Inspired by a new approach to public policy, on January 21 the Mexican Government presented Decide y Construye national platform for self-construction, which groups together the 7 credit programs and 5 subsidies that exist in the country to build, improve, expand and regularize households. The portal was recently launched as an informational tool but aims to become a transactional one that facilitates citizens with the procedures for technical, financial and material assistance for the self-production of housing. The objective is to create an ecosystem that favors and encourages self-production as a mechanism for improving human conditions and a legitimate alternative for the provision of housing.
Lessons from Nonprofits
Organizations as Techo, Build Change, Vivienda Local and Hábitat para la Humanidad, have provided services for the improvement and assisted production of housing in the region for 15 years. The actions undertaken include interventions in private homes, neighborhoods, consulting with local and national governments, as well as public-social-private articulation processes.
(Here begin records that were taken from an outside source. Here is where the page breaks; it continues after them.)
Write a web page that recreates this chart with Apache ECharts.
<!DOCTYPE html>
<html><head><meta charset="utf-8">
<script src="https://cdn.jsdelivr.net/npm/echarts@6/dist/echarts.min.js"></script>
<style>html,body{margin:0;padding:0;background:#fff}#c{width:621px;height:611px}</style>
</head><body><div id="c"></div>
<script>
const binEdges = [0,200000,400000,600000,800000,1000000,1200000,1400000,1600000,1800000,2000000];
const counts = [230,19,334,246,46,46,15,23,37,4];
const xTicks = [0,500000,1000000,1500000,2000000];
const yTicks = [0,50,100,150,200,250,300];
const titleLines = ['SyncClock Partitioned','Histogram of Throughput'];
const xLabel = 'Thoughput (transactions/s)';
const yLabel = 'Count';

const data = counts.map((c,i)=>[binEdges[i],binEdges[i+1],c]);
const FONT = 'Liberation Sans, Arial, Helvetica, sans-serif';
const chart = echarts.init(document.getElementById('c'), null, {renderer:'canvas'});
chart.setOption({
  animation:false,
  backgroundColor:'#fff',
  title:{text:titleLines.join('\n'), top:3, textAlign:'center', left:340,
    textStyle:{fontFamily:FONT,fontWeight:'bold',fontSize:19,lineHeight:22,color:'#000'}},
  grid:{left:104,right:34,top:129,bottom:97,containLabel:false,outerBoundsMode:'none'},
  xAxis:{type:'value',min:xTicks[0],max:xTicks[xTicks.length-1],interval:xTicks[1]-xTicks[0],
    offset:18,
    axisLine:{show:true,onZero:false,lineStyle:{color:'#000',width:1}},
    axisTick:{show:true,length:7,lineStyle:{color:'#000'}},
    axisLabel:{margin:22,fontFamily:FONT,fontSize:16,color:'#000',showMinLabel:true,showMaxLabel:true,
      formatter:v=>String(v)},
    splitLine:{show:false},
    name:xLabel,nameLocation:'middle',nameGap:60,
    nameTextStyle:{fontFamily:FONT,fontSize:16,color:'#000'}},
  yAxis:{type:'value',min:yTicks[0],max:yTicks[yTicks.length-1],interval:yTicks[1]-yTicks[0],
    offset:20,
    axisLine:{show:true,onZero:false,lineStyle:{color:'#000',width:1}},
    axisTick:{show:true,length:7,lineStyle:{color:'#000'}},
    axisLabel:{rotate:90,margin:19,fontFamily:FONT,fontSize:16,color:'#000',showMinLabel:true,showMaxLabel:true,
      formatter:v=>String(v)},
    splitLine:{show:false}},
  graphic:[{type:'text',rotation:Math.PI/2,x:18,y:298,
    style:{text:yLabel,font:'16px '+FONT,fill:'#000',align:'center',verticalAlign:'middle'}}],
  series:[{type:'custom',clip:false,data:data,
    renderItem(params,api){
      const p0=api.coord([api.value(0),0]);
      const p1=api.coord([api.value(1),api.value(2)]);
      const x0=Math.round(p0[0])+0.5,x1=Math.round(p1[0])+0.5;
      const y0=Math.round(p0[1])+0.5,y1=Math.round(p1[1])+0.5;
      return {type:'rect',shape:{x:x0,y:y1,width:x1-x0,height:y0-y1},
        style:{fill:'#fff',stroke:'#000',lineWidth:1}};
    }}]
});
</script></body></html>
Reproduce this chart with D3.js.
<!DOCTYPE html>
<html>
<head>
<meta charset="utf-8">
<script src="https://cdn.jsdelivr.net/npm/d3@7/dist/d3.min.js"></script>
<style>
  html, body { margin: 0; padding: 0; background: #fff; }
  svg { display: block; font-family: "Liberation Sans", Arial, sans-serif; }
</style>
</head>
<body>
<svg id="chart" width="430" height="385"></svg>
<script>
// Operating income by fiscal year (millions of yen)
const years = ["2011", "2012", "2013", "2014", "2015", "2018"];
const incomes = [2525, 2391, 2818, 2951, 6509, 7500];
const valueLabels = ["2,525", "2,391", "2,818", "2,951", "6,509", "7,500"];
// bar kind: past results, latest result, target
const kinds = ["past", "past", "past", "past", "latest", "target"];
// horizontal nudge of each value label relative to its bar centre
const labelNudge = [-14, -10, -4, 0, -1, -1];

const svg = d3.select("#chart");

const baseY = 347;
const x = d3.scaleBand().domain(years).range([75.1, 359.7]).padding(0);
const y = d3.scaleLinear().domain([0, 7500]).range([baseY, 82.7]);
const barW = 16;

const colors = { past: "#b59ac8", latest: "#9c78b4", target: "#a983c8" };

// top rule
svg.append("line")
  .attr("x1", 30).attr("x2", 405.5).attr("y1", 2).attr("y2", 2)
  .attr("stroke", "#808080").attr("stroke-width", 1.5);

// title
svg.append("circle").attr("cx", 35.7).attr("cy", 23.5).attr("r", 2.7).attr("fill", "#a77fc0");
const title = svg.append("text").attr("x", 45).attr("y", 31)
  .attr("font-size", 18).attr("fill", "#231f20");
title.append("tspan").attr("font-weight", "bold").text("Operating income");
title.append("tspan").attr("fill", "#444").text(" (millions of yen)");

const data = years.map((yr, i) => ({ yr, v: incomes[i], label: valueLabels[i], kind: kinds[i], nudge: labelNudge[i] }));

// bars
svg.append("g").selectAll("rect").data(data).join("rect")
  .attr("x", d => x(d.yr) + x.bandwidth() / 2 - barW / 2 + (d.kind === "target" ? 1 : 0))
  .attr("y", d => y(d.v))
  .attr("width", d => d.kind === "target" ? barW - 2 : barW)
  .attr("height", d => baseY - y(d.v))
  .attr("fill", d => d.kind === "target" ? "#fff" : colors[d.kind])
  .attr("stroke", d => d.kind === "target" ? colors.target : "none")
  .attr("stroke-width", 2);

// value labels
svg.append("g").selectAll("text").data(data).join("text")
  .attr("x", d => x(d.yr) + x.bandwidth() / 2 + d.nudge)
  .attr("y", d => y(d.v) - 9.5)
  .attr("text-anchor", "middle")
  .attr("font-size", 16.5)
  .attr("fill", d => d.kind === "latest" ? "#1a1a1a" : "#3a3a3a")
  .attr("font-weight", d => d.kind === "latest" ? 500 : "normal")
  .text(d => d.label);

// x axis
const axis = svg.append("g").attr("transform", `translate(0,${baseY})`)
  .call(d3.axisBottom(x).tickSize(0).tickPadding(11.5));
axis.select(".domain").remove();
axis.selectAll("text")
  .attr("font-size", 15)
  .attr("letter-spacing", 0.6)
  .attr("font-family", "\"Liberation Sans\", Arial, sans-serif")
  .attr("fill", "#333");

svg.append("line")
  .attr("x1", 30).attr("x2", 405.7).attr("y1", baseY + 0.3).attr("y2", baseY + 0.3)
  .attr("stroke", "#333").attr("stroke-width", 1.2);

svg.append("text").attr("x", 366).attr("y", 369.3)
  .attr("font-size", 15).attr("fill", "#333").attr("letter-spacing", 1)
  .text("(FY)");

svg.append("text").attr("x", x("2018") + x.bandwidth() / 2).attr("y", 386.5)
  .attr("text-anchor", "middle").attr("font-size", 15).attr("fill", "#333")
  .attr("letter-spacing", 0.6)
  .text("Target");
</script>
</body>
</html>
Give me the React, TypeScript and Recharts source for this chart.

Coordination between governments, private companies and communities has illustrated the possibilities of successful self-production schemes and they have built a knowledge network that allows them to identify the common problems faced by this type of housing production:
- Regulation in most countries is concentrated on the production of industrial housing, which implies inflexibilities when the same standards are applied to the self-production of housing.
- It is necessary to take advantage of and improve the capacities of individuals in their role as workforce in interventions. Community organization not only legitimizes the interventions, but also makes them more cost-effective and increases the transparency of the processes.
- The regulation of urbanized spaces and the land to be urbanized should be the beginning of a housing production cycle that integrates the provision of public services, the raising or improvement of housing, the provision of state services and urban integration.
- The financing of interventions -especially in construction materials- with state subsidies is a primary but not exclusive way of tackling the problem. The involvement of the private sector and the household's own resources are two conditions that improve the prospects for a successful intervention.
- The government role, apart from granting a subsidy, must provide technical support and supervise the minimum habitability criteria to achieve a successful intervention. Therefore, it is essential to guarantee schemes with private or local partners.
- It is necessary to think about automation processes and the use of designs, structures and prefabricated materials to promote the scalability of the processes, improve value chains and establish economies of scale.
- Recognizing synergies, establishing alliances between communities, private companies, research centers and local and national governments is necessary to guarantee (i) the land for interventions, (ii) the organization and capacity for self-production, (iii) finance construction, (iv) build houses, (v) provide supplementary infrastructure to houses (domestic services, roads, public transportation, among others).